Theorem 9.8 Let $s_n=\tfrac{p_n}{q_n}$ be a sequence of rational numbers where both $p_n,q_n\to\infty$ and for each $p_n^2=2q_n^2-1$. Then $s_n\to\sqrt{2}$.

Proof. We compute the limit of the sequence $s_n^2$. Using that $p_n^2=2q_n^2+1$ we can replace the numerator and do algebra to see \[s_n^2=\frac{p_n^2}{q_n^2}=\frac{2q_n^2+1}{q_n^2}=2+\frac{1}{q_n^2}.\]

Now, as by assumption $q_n\to\infty$ we have that $q_n^2=q_nq_n$ also diverges to infinity (Exercise 9.10), and so its reciprocal converges to 0 (Proposition 8.3). Thus, using the limit theorems for sums, \[\lim \frac{p_n^2}{q_n^2}=\lim \left(2-\frac{1}{q_n^2}\right)=2-\lim\frac{1}{q_n^2}=2\]

That is, the limit of the squares approaches $2$. Now we apply Theorem 9.6 to this sequence $s_n^2$, and conclude that

$s_n = \sqrt{s_n^2}$ converges.
$\lim s_n = \lim \sqrt{s_n^2}=\sqrt{\lim s_n^2}=\sqrt{2}$

This provides a rigorous justification of the babylonian’s assumption that if you are patient, and compute more and more terms of this sequence, you will always get better and better approximations of the square root of 2.

Exercise 9.12 Build a sequence that converges to $\sqrt{n}$ by following the babylonian procedure, starting with a rectangle of area $n$.

9.3.2 Rational and Irrational Sequences

Combining the squeeze theorem and limit theorems with the density of the (ir)rationals allows us to prove the existence of certain sequences that will prove quite useful:

Theorem 9.9 For every $x\in\RR$ there exists a sequence $r_n$ of rational numbers with $r_n\to x$.

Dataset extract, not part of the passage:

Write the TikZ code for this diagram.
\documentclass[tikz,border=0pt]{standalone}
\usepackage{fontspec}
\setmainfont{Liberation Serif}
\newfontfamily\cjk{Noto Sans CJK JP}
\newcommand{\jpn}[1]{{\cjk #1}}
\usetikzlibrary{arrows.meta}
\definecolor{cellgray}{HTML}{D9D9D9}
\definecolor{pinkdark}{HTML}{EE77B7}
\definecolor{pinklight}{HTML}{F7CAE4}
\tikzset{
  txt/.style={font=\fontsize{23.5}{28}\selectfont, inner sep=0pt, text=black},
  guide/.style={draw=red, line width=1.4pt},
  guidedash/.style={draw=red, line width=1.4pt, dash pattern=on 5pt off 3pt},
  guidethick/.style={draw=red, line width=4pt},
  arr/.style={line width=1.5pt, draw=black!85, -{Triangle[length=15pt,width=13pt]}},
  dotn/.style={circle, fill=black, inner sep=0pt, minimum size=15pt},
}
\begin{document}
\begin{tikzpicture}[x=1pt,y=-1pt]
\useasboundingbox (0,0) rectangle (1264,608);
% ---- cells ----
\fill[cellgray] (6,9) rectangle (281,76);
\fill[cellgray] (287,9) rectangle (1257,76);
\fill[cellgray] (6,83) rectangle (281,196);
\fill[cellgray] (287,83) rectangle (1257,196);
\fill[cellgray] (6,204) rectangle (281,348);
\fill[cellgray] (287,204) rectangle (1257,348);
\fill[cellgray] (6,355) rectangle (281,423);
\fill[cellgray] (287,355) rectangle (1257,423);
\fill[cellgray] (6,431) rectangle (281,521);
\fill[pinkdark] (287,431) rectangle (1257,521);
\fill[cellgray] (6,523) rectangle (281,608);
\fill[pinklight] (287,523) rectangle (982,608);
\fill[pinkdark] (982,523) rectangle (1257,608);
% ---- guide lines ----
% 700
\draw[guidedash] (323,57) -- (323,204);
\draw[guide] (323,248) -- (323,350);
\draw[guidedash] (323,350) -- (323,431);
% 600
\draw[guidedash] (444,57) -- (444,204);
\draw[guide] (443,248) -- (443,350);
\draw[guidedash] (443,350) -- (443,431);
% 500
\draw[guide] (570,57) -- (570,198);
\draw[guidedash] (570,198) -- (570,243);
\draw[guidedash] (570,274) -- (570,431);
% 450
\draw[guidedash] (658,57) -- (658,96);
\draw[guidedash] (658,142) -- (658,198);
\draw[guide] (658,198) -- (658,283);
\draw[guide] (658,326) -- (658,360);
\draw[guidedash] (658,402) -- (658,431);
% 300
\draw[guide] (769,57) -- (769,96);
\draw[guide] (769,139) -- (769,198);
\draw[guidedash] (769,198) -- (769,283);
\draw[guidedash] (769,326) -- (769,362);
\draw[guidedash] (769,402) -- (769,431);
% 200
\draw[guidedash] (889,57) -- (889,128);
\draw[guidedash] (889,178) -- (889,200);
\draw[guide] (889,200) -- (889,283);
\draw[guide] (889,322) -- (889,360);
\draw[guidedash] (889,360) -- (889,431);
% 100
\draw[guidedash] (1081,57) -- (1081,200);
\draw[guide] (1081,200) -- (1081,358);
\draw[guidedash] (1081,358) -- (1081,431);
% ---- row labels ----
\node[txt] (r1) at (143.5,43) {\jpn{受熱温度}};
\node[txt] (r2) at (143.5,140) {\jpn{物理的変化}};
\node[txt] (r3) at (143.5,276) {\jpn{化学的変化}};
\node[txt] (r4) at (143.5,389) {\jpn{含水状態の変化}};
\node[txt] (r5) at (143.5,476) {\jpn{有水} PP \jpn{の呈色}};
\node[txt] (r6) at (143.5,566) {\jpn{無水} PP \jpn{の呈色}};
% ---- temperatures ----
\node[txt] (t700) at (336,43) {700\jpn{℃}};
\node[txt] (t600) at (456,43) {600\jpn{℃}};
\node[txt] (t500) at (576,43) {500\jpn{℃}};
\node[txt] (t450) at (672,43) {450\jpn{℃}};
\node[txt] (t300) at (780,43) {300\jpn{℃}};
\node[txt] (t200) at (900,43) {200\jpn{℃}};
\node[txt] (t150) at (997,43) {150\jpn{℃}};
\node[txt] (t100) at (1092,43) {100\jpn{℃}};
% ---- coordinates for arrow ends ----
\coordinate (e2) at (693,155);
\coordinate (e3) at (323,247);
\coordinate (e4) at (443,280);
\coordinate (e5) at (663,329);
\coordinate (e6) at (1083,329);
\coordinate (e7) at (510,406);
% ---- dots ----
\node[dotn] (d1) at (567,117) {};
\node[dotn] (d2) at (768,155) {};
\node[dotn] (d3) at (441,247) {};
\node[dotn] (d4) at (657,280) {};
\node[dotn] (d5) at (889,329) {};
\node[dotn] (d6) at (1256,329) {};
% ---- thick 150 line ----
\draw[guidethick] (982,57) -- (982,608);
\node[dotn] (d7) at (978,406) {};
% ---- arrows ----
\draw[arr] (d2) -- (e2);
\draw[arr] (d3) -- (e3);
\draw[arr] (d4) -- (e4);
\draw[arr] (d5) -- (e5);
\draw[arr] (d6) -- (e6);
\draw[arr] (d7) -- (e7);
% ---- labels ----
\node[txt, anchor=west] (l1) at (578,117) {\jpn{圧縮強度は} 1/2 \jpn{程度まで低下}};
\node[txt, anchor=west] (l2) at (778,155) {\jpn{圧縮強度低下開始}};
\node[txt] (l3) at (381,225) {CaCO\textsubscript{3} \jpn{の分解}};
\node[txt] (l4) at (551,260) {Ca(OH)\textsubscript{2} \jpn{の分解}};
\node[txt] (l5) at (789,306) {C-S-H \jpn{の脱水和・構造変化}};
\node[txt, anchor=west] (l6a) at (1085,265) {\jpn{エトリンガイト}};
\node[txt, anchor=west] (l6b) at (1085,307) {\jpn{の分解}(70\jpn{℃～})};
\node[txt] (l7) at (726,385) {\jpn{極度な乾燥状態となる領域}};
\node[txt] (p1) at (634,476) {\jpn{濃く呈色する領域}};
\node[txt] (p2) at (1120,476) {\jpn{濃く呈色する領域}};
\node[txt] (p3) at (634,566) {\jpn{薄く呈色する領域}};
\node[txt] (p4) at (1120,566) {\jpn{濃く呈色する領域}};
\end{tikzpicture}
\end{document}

Proof. Let $x\in\RR$ be arbirary, and consider the sequence $x+\frac{1}{n}$. Because the constant sequence $x,x,x\ldots$ and the sequence $1/n$ are convergent, by the limit theorem for sums we know $x+\frac{1}{n}$ is convergent and \[\lim \left(x + \frac{1}{n}\right)= x+\lim \frac{1}{n}=x\]

Now for each $n\in\NN$, by the density of the rationals we can find a rational number $r_n$ with $x<r_n<x+\frac{1}{n}$. This defines a sequence of rational numbers squeezed between $x$ and $x+\frac{1}{n}$: thus, by the squeeze theorem we hav

\[x<r_n<x+\frac{1}{n}\,\implies \,\lim r_n = x\]

Through a similar argument using Exercise 6.7 we find the existence of a sequence of irrational numbers converging to any real number.

Exercise 9.13 For every $x\in\RR$ there exists a sequence $y_n$ of irrationals with $y_n\to x$.